Mark Zuckerberg a bien conscience de son rôle à part. Il ne cherche pas à se cacher ou à se mettre en retrait de la vie publique, comme ont pu le faire avant lui Bill Gates, Larry Page ou Sergey Brin, respectivement fondateur de Microsoft et de Google. Lorsqu‘Elizabeth Warren, candidate à l’élection présidentielle américaine, appelle au démantèlement des géants du numérique, elle vise donc le très médiatique PDG de Facebook. Et Mark Zuckerberg répond ensuite, dans un discours public, qu’il «comprend les inquiétudes sur le pouvoir centralisé des plateformes en ligne», devenant le porte-parole et le défenseur de la vaste et complexe industrie du numérique. Parlant aussi comme un homme d’État, capable d’imposer sa vision de la liberté d’expression, comme de se poser en rempart contre Pékin, sa censure et la puissance des entreprises chinoises dans le monde.
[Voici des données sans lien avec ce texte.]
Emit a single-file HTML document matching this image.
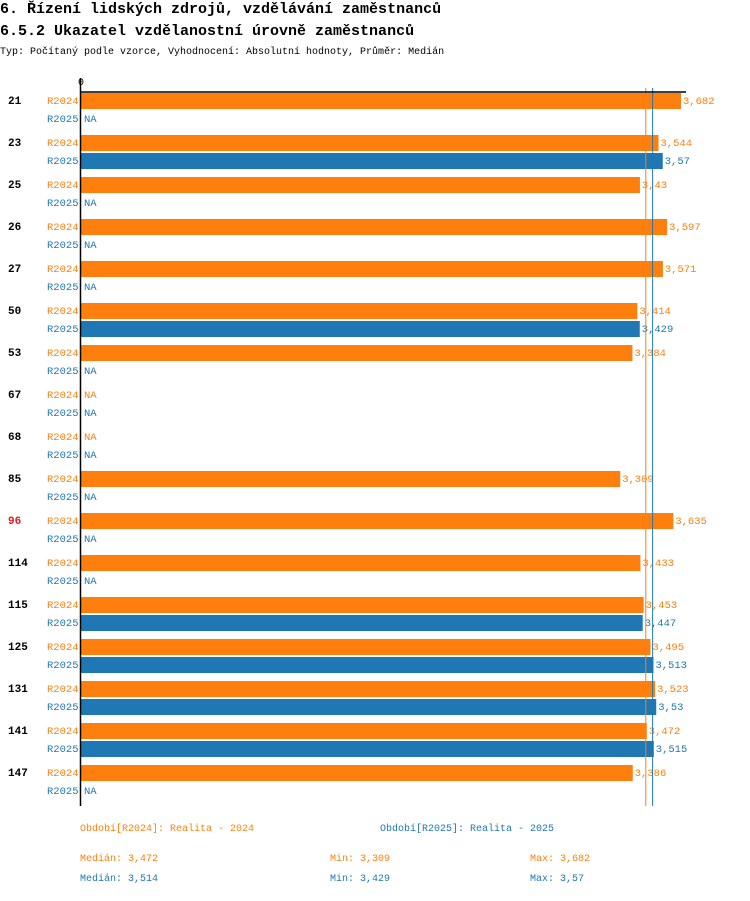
<!DOCTYPE html>
<html><head><meta charset="utf-8"><style>
body{margin:0;background:#fff;width:750px;height:896px;overflow:hidden;font-family:"Liberation Mono",monospace}
svg text{font-family:"Liberation Mono",monospace}
</style></head><body>
<svg id="c" width="750" height="896">
<text x="0" y="13" font-size="15" font-weight="bold">6. Řízení lidských zdrojů, vzdělávání zaměstnanců</text>
<text x="0" y="35" font-size="15" font-weight="bold">6.5.2 Ukazatel vzdělanostní úrovně zaměstnanců</text>
<text x="0" y="54" font-size="10">Typ: Počítaný podle vzorce, Vyhodnocení: Absolutní hodnoty, Průměr: Medián</text>
</svg>
<script>
const groups=["21","23","25","26","27","50","53","67","68","85","96","114","115","125","131","141","147"];
const v2024=[3.682,3.544,3.43,3.597,3.571,3.414,3.384,null,null,3.309,3.635,3.433,3.453,3.495,3.523,3.472,3.386];
const v2025=[null,3.57,null,null,null,3.429,null,null,null,null,null,null,3.447,3.513,3.53,3.515,null];
const highlighted=["96"];
const median2024=3.472, median2025=3.514;
const O="#ff7f0e",B="#1f77b4";
const svg=document.getElementById('c');const NS="http://www.w3.org/2000/svg";
const x0=81,sc=(681-81)/3.682;
const X=v=>x0+v*sc;
function el(t,a,txt){const e=document.createElementNS(NS,t);for(const k in a)e.setAttribute(k,a[k]);if(txt!=null)e.textContent=txt;svg.appendChild(e);return e;}
const fmt=v=>String(v).replace('.',',');
groups.forEach((g,i)=>{
  const y=101+i*42;
  const gl=el('text',{x:8,y:y+3,'font-size':11,'font-weight':'bold',fill:highlighted.includes(g)?'#e31a1c':'#000'},g);
  
  
  [[v2024[i],'R2024',O,y],[v2025[i],'R2025',B,y+18]].forEach(([v,s,c,yy])=>{
    const sl=el('text',{x:47,y:yy+3,'font-size':10.5,fill:c},s);
    
    
    if(v==null){
      const na=el('text',{x:84,y:yy+3,'font-size':10.5,fill:c},'NA');
      
      
    }else{
      const r=el('rect',{x:x0,y:yy-8,width:X(v)-x0,height:16,fill:c});
      
      
      const t=el('text',{x:X(v)+2,y:yy+3,'font-size':10.5,fill:c},fmt(v));
      
      
    }
  });
});
const m1=el('line',{x1:X(median2024)-1,x2:X(median2024)-1,y1:88,y2:806,stroke:O,'stroke-width':1});


const m2=el('line',{x1:X(median2025)-1,x2:X(median2025)-1,y1:88,y2:806,stroke:B,'stroke-width':1});


const ax=el('line',{x1:80,x2:686,y1:92,y2:92,stroke:'#000','stroke-width':1.5});


const ay=el('line',{x1:80.5,x2:80.5,y1:78,y2:806,stroke:'#000','stroke-width':1.5});


const z=el('text',{x:78,y:85,'font-size':10},'0');


const leg=[[80,831,O,'Období[R2024]: Realita - 2024'],[380,831,B,'Období[R2025]: Realita - 2025'],
[80,861,O,'Medián: 3,472'],[330,861,O,'Min: 3,309'],[530,861,O,'Max: 3,682'],
[80,881,B,'Medián: 3,514'],[330,881,B,'Min: 3,429'],[530,881,B,'Max: 3,57']];
leg.forEach(([x,y,c,t])=>{const e=el('text',{x:x,y:y,'font-size':10,fill:c},t);

});
</script>
</body></html>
En 2017, il y a quelques éternités, on prêtait à Mark Zuckerberg l’envie de devenir président des États-Unis. Force est de constater qu’il n’a pas besoin de la fonction pour profiter d’un immense pouvoir.
Problème d’image excepté, les attaques médiatiques contre Mark Zuckerberg sont, pour l’instant, des problèmes mineurs pour son entreprise. Facebook se porte mieux que jamais. Ses revenus augmentent, ses profits aussi, et le réseau social, né il y a quinze ans, continue à recruter des nouveaux utilisateurs chaque trimestre. Rien qu’en 2019, la société a dévoilé le projet libra, a lancé une application de rencontres amoureuses, a présenté des nouveaux modèles de Portal, son écran connecté pour la maison. Dans le même temps, les appels au démantèlement, les projets de lois et les enquêtes se multiplient aux États-Unis. Voilà le vrai danger pour les grandes plateformes en ligne, qui lutteront âprement, comme elles l’ont déjà fait en Europe, contre toutes tentatives de limiter leurs activités. En attendant, Mark Zuckerberg peut bien se payer le luxe d’être l’objet de vidéos railleuses sur les réseaux sociaux. On peut se réjouir de la colère des politiciens. On peut aussi craindre leur impuissance.